The sources said that the Prime Minister was apprised during the meeting that there is trust deficit between the government and the business community/ investors due to which investors are shy to increase investment. It was suggested that those people who want to invest should not be victimized.

The Prime Minister was informed that there is fear factor in the business community due to NAB, SECP and FBR which needs to be rectified to attract new investment. Rather than announcing incentives for private limited companies they should be converted into public limited listed companies, so that they are able to raise money through Initial Public Offering (IPO), though the requirements for public listed companies have become extremely stringent. In fact now the listed companies are moving towards changing their status to private limited companies.

The government should facilitate businessmen to achieve the revenue target. A 19.50 per cent growth will be required for achieving the target of Rs 4.5 trillion, 30 per cent for Rs 4.7 trillion and 60 per cent for 5.238 trillion in the remaining months of current fiscal year.

The Prime Minister was informed that the impression of reduction in revenue because of import contraction is not true. Import contraction is in dollars as imports have increased in rupees. Reasons for the decline in revenue at import stage are the massive leakages and corruption in the customs department. The meeting also discussed the idea to install scanners at green channels at all ports.

It was also emphasized to revive the real estate sector on war footing as it contributes to over 10% of GDP. There is severe liquidity crunch in the country as banks are avoiding to lend more to the private sector. There is no long term financing available except for the export sector and even that is very limited. There are no development financial institutions available anymore. The NDFC was merged with NBP twenty years ago with NBP given the task of playing the role of development which never happened.

Net outstanding private sector credit for the first six months of the current fiscal year was Rs 117 billion which was Rs 503 billion in the same period of 2018. It was suggested during the meeting that banks should be incentivized to lend to the private sector and it should be made mandatory for the banks to lend a certain percentage of their deposits to the private sector. It was also suggested that the previous scheme Locally Manufactured Machinery (LMM) should be restored for 7-10 years. The meeting was apprised that the export refinance schemes limit was not increased in line with the Rupee devaluation.

It was also suggested that mortgage finance scheme should be initiated in the country through the State Bank. It is imperative for the foreclosure law to be enacted to enable the banks to use homes as collateral. Also in absence of bankruptcy protection laws there is no protection to limited companies.

The Prime Minister was also informed that the government is giving 13.25 per cent to foreign investors for hot money inflows through different schemes but Oversees Pakistanis are being offered just over 6 percent. This needs to be revisited.

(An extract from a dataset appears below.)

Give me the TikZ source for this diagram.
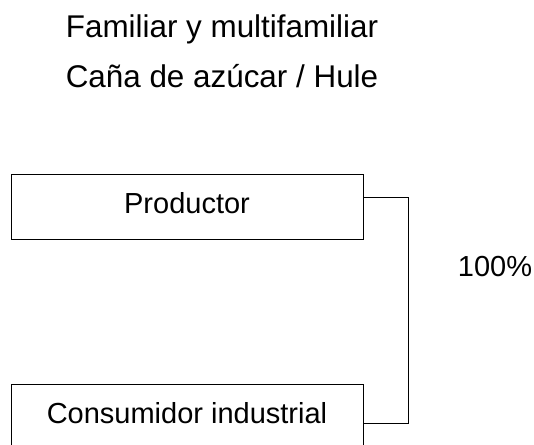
\documentclass[tikz,border=0pt]{standalone}
\usepackage{fontspec}
\setmainfont{Liberation Sans}

\begin{document}
\begin{tikzpicture}[x=1pt, y=-1pt,
  every node/.style = {font=\fontsize{29pt}{34pt}\selectfont, inner sep=0pt},
  titulo/.style = {anchor=base, font=\fontsize{31.4pt}{36pt}\selectfont},
  etapa/.style = {shape=rectangle, draw, line width=1pt,
    minimum width=352pt, minimum height=65pt,
    text height=20pt, text depth=7pt}]
  \useasboundingbox (0,0) rectangle (534,444);
  \node[titulo] (tit1) at (222,37.5) {Familiar y multifamiliar};
  \node[titulo] (tit2) at (222,87.5) {Caña de azúcar / Hule};
  \node[etapa] (prod) at (187,206.5) {Productor};
  \node[etapa] (cons) at (187,416.5) {Consumidor industrial};
  \node[anchor=base] (pct) at (495,276) {100\%};
  \draw[line width=1pt] ([yshift=9.5pt]prod.east) -- ++(45,0) |- ([yshift=-6.5pt]cons.east);
\end{tikzpicture}
\end{document}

Pakistan's manufacturing base has eroded from 25 per cent to 18 percent in the last 2 decades due to impact of poorly negotiated Free Trade Agreement-1 (FTA-1) with China. Under the FTA 1 the trade gap with China increased from $2 billion to $16 billion. This will get worse with FTA 2 as the number of tariff lines under FTA2 have increased from 35% to 75% of the total tariff lines.

China, India and Bangladesh increased their growth through exports and if Pakistan follows the neighbouring countries, there will be no need to approach donors. Exporters should be facilitated through subsidy and commitment of cent 7.5 per unit electricity tariff be fulfilled.

The country's agriculture sector, which has had the worst year in decades, needs to be revived through incentives, easy loans and crop insurance, drip irrigation etc.

It was suggested that the export performance limit under the ERF scheme must be enhanced from 6 months to 9 months. It was also recommended that the time for reporting to the credit information bureau must be increased from 90 days to 180 days.